Currently, the water plant can produce about 400 gallons per minute (gpm). The cost to expand the plant’s capacity to 512 gpm was estimated to be nearly $813,600 without building a 500,000-gallon clearwell.

The cost to expand the plant’s capacity to 700 gpm was estimated to be $3.86 million, which would include the cost of building the larger clearwell.

In order for the city to remain a regional supplier, it would need to be able to produce 700 gpm. That will likely become even more important when Linn Valley’s new water system comes on line next year.

At least one Linn Valley official has privately questioned whether La Cygne will be able to meet the needs of the city, which continues to be the fastest growing city in Linn County. Linn Valley currently uses Linn County RWD No. 1 and a limited public water system for residents who don’t haul their own water.

Linn Valley has already reached an agreement with Linn County RWD No. 1 to purchase its meters and is expected to install at least 630 meters over the next two years. However, since that number of meters was established when the city applied for grants and loans, more new homes have been built, according to Linn Valley City Clerk Karen Siffring.

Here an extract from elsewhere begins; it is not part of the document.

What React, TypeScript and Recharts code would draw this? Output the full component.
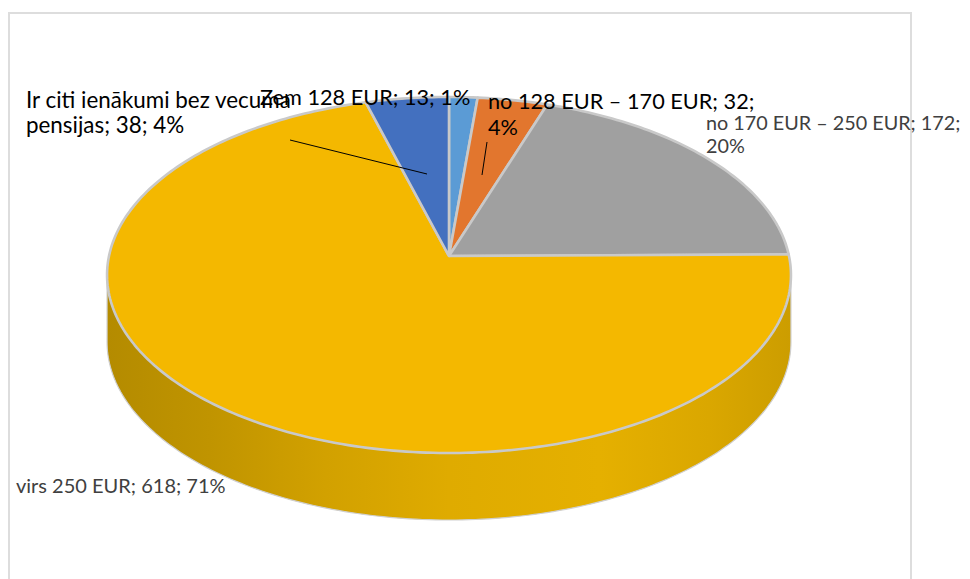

At the Oct. 10 La Cygne council meeting, Nasalroad reminded the council that it benefits all of the customers when the customer base is large.

Wade told the council that the current annual expense for each 1,000 gallons sold is $9.91. The current annual operation and maintenance expense is more than $552,400 and the annual revenue in water sales is almost $483,600, a loss of nearly 69,000 a year.

She said that a review of water rates, both for city customers and wholesale suppliers, was warranted even if the council did not approve an upgrade to the plant.

Council member Danny Curtis said he was concerned about an increase in water rates given the economic climate in which residents are dealing with inflation.

Wade said that she would look at both state and federal grants as well as loan programs to finance the upgrade and set water rates that wouldn’t make undue hardship for the system’s customers.

Council member Jerome Mitzner said that he felt it was important that, with all of the growth in the area, La Cygne remain a regional provider of water. He also pointed out that it would help city users to have those costs spread out to additional customers.

The trend over the past few years has been consolidation of water plants for rural communities. The only other city in Linn County to have an operating water plant is Pleasanton.

Public Wholesale Water District No. 13 supplies drinking water to all of Linn County’s rural water districts as well as Mound City, Parker and Blue Mound plus rural districts in Anderson and Bourbon counties. Those customers are provided water from Critzer Lake west of Mound City.

La Cygne water supply comes from the Marais des Cygnes River, however, Pomona and Melvern reservoirs, both in Osage County release water to the river when water levels are low, and the city has a reserve pool of water from that system.